In the interview with IT World Canada she agreed with a suggestion that when people take over a sensitive job they should sign a document that they understand the organization’s document retention policy.

But policies aren’t enough. Cavoukian noted last fall she issued a report on how organizations can ensure privacy policies in public and private sectors have teeth.

In her report last week Cavoukian recommended the ministry of government services make sure all provincial staff understand their responsibility for keeping business records.

She also urged current Premier Kathleen Wynne – who has called the email deletions unacceptable — develop policies and procedures to ensure that ministers’ staff are fully trained on their records management obligations.

She also recommends provincial and municipal freedom of information legislation make it an offence for any person to willfully destroy records the acts cover.

For his part, Ryerson’s Ferworn said best practices for document retention include codifying corporate practices, then translating it into action.

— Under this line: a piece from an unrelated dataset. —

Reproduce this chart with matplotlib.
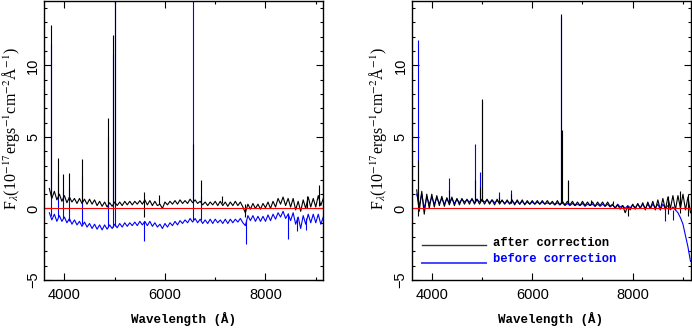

“If you don’t do that it’s like having a piece of paper you might as well throw away.”

 (Update: The Globe and Mail reported this morning that the email accounts of several staffers in former Premier McGinty’s office were purged in 2012, several weeks after the legislative committee asked the government for all documents in the gas plant controversy.
The Globe article doesn’t say whether copies of their documents were retained as required by provincial legislation.
 
Cavoukian’s report looked into word that McGinty’s chief of staff, David Livingston, asked earlier this year how email could be permanently deleted from PCs after McGinty announced his resignation. Apparently Livingston wanted to make sure the computers were wiped before being used by other staffers.
Livingston was told by the cabinet secretary and Ontario’s CIO that before there was any deletion there was an obligation to follow retention rules.)